Quote Comparison
Compare home insurance quotes without lowering coverage by accident.
Last updated June 4, 2026. A lower quote is useful only if you understand what changed. Use the same assumptions across quotes so the comparison stays honest.
Start with the same coverage assumptions
Give every agent the same target dwelling limit, deductible, roof settlement expectation, liability limit, water backup preference, and effective date.
Ask the agent to show any changes they made to produce the quote. If one quote is much cheaper, there is usually a reason.
- Dwelling limit and replacement-cost estimate
- All-perils and hazard-specific deductibles
- Roof settlement language
- Water backup and service line endorsements
- Ordinance or law coverage
- Personal liability limit
Compare deductible math
A deductible increase can make the premium look better while shifting risk to you. Percentage deductibles can be especially important because they are based on insured value, not a flat dollar amount.
If a quote changes from a flat deductible to a percentage deductible, calculate the dollar amount before deciding.
Watch settlement terms and exclusions
Replacement cost and actual cash value are not interchangeable. Roof schedules, cosmetic damage exclusions, water exclusions, and vacancy rules can make two policies very different even when premiums look close.
When in doubt, ask: what would be paid differently after the same loss?

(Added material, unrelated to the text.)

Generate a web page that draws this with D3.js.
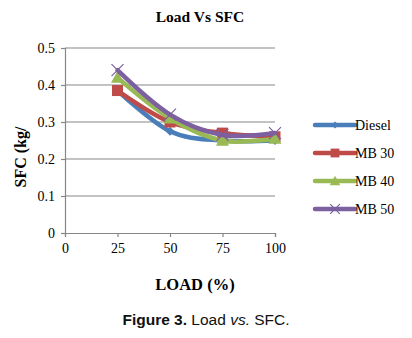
<!DOCTYPE html>
<html>
<head>
<meta charset="utf-8">
<script src="https://cdn.jsdelivr.net/npm/d3@7"></script>
<style>
  body { margin: 0; background: #fff; }
  svg { display: block; }
</style>
</head>
<body>
<svg id="chart"></svg>
<script>
"use strict";

// load steps on the x axis (%)
var loads = [25, 50, 75, 100];

// SFC values
var diesel = [0.385, 0.275, 0.25, 0.25];
var mb30 = [0.385, 0.30, 0.27, 0.26];
var mb40 = [0.42, 0.31, 0.25, 0.255];
var mb50 = [0.44, 0.32, 0.265, 0.27];

var seriesNames = ["Diesel", "MB 30", "MB 40", "MB 50"];
var seriesValues = [diesel, mb30, mb40, mb50];
var colors = ["#4a7ebb", "#be4b48", "#98b954", "#7d60a0"];
var markers = ["diamond", "square", "triangle", "cross"];

var xTicks = [0, 25, 50, 75, 100];
var yTicks = [0, 0.1, 0.2, 0.3, 0.4, 0.5];

var width = 412, height = 338;

var svg = d3.select("#chart")
    .attr("width", width)
    .attr("height", height);

var x = d3.scaleLinear().domain([0, 100]).range([65, 275]);
var y = d3.scaleLinear().domain([0, 0.5]).range([233, 48]);

var serif = "'Liberation Serif', 'Times New Roman', serif";

// gridlines
svg.append("g")
    .selectAll("line")
    .data(yTicks.slice(1))
    .enter().append("line")
    .attr("x1", x(0))
    .attr("x2", x(100))
    .attr("y1", function (d) { return y(d); })
    .attr("y2", function (d) { return y(d); })
    .attr("stroke", "#878787")
    .attr("stroke-width", 1.2);

// y axis
var yAxis = svg.append("g")
    .attr("transform", "translate(" + x(0) + ",0)")
    .call(d3.axisLeft(y).tickValues(yTicks).tickSize(4).tickPadding(6)
        .tickFormat(function (d) { return d === 0 ? "0" : d3.format(".1f")(d); }));

// x axis
var xAxis = svg.append("g")
    .attr("transform", "translate(0," + y(0) + ")")
    .call(d3.axisBottom(x).tickValues(xTicks).tickSize(4).tickPadding(6));

[yAxis, xAxis].forEach(function (ax) {
    ax.select(".domain").attr("stroke", "#878787").attr("stroke-width", 1.2);
    ax.selectAll(".tick line").attr("stroke", "#878787").attr("stroke-width", 1.2);
    ax.selectAll(".tick text")
        .attr("fill", "#000")
        .style("font-family", serif)
        .style("font-size", "14px");
});

// smoothed lines like the spreadsheet chart
var line = d3.line()
    .x(function (d) { return x(d[0]); })
    .y(function (d) { return y(d[1]); })
    .curve(d3.curveCatmullRom.alpha(0));

function markerPath(type, s) {
    if (type === "diamond") {
        return "M0," + (-s) + "L" + s + ",0L0," + s + "L" + (-s) + ",0Z";
    }
    if (type === "square") {
        return "M" + (-s) + "," + (-s) + "h" + (2 * s) + "v" + (2 * s) + "h" + (-2 * s) + "Z";
    }
    if (type === "triangle") {
        return "M0," + (-s) + "L" + s + "," + (s * 0.8) + "L" + (-s) + "," + (s * 0.8) + "Z";
    }
    return "M" + (-s) + "," + (-s) + "L" + s + "," + s + "M" + s + "," + (-s) + "L" + (-s) + "," + s;
}

var markerSize = { diamond: 4.5, square: 5.5, triangle: 6.5, cross: 6 };

seriesValues.forEach(function (vals, i) {
    var pts = loads.map(function (l, j) { return [l, vals[j]]; });
    var g = svg.append("g");

    g.append("path")
        .attr("d", line(pts))
        .attr("fill", "none")
        .attr("stroke", colors[i])
        .attr("stroke-width", 4.5)
        .attr("stroke-linecap", "round");

    g.selectAll("path.mk")
        .data(pts)
        .enter().append("path")
        .attr("class", "mk")
        .attr("transform", function (d) { return "translate(" + x(d[0]) + "," + y(d[1]) + ")"; })
        .attr("d", markerPath(markers[i], markerSize[markers[i]]))
        .attr("fill", markers[i] === "cross" ? "none" : colors[i])
        .attr("stroke", colors[i])
        .attr("stroke-width", markers[i] === "cross" ? 1.2 : 0);
});

// legend
var legend = svg.append("g")
    .selectAll("g")
    .data(seriesNames)
    .enter().append("g")
    .attr("transform", function (d, i) { return "translate(315," + (125 + i * 28) + ")"; });

legend.append("line")
    .attr("x1", 0).attr("x2", 40)
    .attr("stroke", function (d, i) { return colors[i]; })
    .attr("stroke-width", 4.5)
    .attr("stroke-linecap", "round");

legend.append("path")
    .attr("transform", "translate(20,0)")
    .attr("d", function (d, i) { return markerPath(markers[i], markerSize[markers[i]] * 0.8); })
    .attr("fill", function (d, i) { return markers[i] === "cross" ? "none" : colors[i]; })
    .attr("stroke", function (d, i) { return colors[i]; })
    .attr("stroke-width", function (d, i) { return markers[i] === "cross" ? 1.2 : 0; });

legend.append("text")
    .attr("x", 40)
    .attr("y", 5)
    .style("font-family", serif)
    .style("font-size", "14px")
    .text(function (d) { return d; });

// titles
svg.append("text")
    .attr("x", 200)
    .attr("y", 22)
    .attr("text-anchor", "middle")
    .style("font-family", serif)
    .style("font-weight", "bold")
    .style("font-size", "15.5px")
    .text("Load Vs SFC");

svg.append("text")
    .attr("transform", "translate(26,157) rotate(-90)")
    .attr("text-anchor", "middle")
    .style("font-family", serif)
    .style("font-weight", "bold")
    .style("font-size", "16px")
    .text("SFC (kg/");

svg.append("text")
    .attr("x", 195)
    .attr("y", 290)
    .attr("text-anchor", "middle")
    .style("font-family", serif)
    .style("font-weight", "bold")
    .style("font-size", "16.5px")
    .text("LOAD (%)");

var cap = svg.append("text")
    .attr("x", 206)
    .attr("y", 325)
    .attr("text-anchor", "middle")
    .style("font-family", "'Liberation Sans', Arial, sans-serif")
    .style("font-size", "15.5px")
    .attr("fill", "#111");
cap.append("tspan").style("font-weight", "bold").text("Figure 3.");
cap.append("tspan").text(" Load ");
cap.append("tspan").style("font-style", "italic").text("vs.");
cap.append("tspan").text(" SFC.");
</script>
</body>
</html>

Shop without creating a phone storm
Use official insurer sites, licensed local agents, or quote services with clear privacy policies. Be cautious with forms that send your information to many sellers without naming them.
RateReceipt may use sponsored links, but it labels them and does not sell your submitted tracker data.
Common questions
Why is one quote much cheaper?
It may use lower limits, higher deductibles, fewer endorsements, different settlement terms, or a different rating assumption.
What should I ask every agent?
Ask what changed from your current policy and whether the quote matches your current limits, deductibles, and endorsements.
Are sponsored quote links bad?
Not automatically. They should be clearly labeled, optional, and separate from editorial guidance.